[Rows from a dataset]
_____

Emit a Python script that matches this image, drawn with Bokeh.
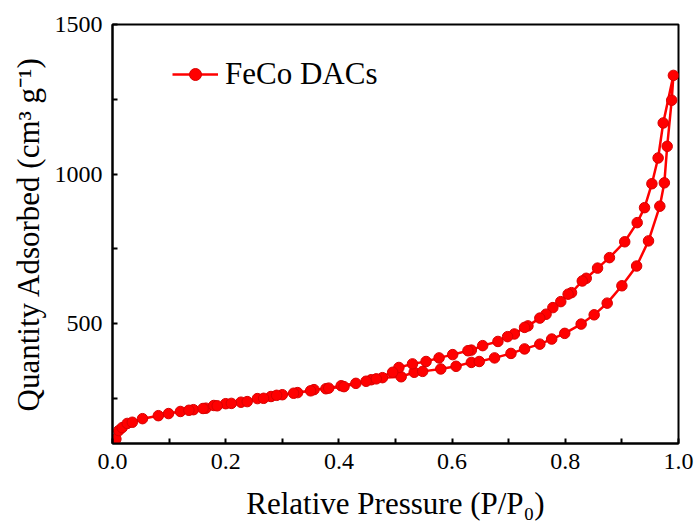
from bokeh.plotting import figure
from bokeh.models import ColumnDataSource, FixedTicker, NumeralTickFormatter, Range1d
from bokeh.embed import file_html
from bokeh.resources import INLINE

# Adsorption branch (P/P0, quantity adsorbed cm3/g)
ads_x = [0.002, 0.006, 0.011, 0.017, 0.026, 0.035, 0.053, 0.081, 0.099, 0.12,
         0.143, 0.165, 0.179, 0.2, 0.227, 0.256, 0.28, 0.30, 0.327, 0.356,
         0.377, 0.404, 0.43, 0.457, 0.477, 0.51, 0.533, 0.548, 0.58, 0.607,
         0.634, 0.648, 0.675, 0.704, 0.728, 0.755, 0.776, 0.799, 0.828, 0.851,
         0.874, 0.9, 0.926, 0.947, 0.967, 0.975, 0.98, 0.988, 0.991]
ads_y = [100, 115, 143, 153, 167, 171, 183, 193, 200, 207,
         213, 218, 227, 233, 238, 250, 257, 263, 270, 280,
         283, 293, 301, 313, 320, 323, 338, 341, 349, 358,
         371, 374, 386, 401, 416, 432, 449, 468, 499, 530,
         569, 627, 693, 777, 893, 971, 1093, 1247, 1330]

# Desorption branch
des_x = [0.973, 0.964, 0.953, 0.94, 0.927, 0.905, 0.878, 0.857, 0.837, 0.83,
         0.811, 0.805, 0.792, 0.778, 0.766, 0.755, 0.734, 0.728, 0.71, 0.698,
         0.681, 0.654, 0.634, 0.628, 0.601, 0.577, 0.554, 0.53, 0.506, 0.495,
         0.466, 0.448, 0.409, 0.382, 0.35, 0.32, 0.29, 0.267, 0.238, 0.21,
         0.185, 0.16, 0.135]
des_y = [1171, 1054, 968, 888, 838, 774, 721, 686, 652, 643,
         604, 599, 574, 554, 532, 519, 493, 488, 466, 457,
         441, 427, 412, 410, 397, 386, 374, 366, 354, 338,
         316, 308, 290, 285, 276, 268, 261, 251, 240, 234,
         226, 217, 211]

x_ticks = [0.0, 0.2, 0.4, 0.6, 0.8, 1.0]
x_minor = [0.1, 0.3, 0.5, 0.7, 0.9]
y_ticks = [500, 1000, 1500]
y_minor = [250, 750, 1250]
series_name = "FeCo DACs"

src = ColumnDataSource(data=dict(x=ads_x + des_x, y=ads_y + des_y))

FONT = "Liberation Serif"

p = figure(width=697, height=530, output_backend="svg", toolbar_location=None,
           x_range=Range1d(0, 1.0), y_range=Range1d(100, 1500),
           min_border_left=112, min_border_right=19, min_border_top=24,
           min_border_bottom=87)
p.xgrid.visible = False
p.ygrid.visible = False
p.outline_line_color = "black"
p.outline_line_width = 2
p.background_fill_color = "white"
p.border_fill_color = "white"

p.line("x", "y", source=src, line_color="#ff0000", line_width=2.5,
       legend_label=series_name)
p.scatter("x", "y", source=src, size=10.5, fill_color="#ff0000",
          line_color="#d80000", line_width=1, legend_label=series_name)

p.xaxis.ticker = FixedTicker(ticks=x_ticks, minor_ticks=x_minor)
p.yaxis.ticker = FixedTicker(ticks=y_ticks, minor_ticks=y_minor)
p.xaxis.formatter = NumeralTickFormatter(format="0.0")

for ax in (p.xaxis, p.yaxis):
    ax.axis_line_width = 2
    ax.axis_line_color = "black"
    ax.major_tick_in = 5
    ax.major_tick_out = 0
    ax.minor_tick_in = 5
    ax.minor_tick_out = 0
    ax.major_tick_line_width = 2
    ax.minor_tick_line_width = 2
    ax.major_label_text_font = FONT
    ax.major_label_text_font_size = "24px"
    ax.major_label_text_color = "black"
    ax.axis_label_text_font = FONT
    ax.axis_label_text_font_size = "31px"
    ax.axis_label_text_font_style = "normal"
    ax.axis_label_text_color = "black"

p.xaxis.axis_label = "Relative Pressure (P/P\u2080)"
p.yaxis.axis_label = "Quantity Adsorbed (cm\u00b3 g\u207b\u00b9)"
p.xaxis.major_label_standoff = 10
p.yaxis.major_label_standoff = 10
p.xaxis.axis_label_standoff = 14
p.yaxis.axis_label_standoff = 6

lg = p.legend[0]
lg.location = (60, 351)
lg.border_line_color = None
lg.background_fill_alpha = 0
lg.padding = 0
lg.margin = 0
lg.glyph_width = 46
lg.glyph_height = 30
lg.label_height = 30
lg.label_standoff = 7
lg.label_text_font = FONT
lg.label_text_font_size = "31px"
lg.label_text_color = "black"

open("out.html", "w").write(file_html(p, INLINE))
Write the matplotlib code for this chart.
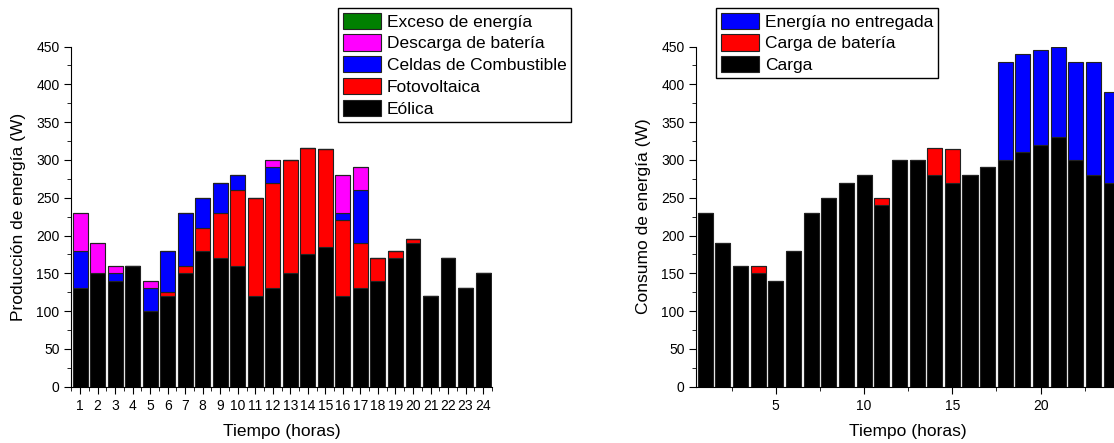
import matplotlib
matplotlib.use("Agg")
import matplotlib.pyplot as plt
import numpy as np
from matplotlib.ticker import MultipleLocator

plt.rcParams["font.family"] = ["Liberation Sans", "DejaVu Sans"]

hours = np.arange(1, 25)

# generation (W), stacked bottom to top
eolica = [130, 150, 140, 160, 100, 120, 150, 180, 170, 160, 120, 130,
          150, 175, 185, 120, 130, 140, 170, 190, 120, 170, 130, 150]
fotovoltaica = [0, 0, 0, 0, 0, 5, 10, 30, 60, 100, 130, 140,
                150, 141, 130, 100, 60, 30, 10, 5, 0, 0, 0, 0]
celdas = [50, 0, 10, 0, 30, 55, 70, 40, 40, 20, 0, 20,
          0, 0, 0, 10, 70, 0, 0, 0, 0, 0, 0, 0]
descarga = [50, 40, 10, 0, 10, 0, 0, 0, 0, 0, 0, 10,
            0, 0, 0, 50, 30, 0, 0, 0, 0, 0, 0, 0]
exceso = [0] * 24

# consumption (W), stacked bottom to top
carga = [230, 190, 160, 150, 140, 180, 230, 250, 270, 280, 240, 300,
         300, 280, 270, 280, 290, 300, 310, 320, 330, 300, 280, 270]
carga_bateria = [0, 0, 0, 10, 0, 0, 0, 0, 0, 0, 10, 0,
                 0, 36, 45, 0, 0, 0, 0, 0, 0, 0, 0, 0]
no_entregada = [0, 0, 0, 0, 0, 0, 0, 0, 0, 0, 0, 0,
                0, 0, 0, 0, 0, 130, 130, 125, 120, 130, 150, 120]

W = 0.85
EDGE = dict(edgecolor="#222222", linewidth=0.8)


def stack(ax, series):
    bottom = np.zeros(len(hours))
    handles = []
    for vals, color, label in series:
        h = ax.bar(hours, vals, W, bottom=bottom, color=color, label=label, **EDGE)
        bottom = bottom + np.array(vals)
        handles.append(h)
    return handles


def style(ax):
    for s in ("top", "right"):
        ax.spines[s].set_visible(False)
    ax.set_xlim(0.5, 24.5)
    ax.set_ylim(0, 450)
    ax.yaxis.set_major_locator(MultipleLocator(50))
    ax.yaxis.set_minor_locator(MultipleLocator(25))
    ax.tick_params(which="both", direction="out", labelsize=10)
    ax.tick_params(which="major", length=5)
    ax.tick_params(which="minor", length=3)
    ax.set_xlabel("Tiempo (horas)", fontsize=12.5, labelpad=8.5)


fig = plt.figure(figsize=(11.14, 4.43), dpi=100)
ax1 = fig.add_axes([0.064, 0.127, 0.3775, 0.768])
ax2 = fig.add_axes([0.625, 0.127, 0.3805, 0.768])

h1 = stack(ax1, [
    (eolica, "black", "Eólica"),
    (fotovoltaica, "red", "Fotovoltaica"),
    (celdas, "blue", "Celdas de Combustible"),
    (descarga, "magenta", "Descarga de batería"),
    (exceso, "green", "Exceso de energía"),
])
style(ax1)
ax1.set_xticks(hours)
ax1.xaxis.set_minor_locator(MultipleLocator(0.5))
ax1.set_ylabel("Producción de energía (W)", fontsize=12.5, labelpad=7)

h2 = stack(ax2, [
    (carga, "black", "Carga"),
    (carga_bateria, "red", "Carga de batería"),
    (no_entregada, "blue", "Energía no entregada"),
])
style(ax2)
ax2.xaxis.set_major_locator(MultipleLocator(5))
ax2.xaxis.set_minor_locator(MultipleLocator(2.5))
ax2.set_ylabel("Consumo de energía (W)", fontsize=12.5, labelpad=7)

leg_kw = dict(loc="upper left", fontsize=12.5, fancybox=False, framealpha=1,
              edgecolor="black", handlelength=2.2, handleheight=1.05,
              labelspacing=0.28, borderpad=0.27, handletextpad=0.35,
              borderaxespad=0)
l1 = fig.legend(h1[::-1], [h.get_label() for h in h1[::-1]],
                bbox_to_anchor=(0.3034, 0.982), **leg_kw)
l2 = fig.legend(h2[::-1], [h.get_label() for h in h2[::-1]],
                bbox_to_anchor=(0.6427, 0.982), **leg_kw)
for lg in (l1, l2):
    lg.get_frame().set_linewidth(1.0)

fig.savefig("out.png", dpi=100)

_____

• [GIVEN REQUEST] Everything from the first line of the entries through the line that contains "569, 627, 693, 777, 893, 971, 1093, 1247, 1330]" is to be reproduced exactly, except the pictures.

• [REPLY]
Emit a Python script that matches this image, drawn with Bokeh.
from bokeh.plotting import figure
from bokeh.models import ColumnDataSource, FixedTicker, NumeralTickFormatter, Range1d
from bokeh.embed import file_html
from bokeh.resources import INLINE

# Adsorption branch (P/P0, quantity adsorbed cm3/g)
ads_x = [0.002, 0.006, 0.011, 0.017, 0.026, 0.035, 0.053, 0.081, 0.099, 0.12,
         0.143, 0.165, 0.179, 0.2, 0.227, 0.256, 0.28, 0.30, 0.327, 0.356,
         0.377, 0.404, 0.43, 0.457, 0.477, 0.51, 0.533, 0.548, 0.58, 0.607,
         0.634, 0.648, 0.675, 0.704, 0.728, 0.755, 0.776, 0.799, 0.828, 0.851,
         0.874, 0.9, 0.926, 0.947, 0.967, 0.975, 0.98, 0.988, 0.991]
ads_y = [100, 115, 143, 153, 167, 171, 183, 193, 200, 207,
         213, 218, 227, 233, 238, 250, 257, 263, 270, 280,
         283, 293, 301, 313, 320, 323, 338, 341, 349, 358,
         371, 374, 386, 401, 416, 432, 449, 468, 499, 530,
         569, 627, 693, 777, 893, 971, 1093, 1247, 1330]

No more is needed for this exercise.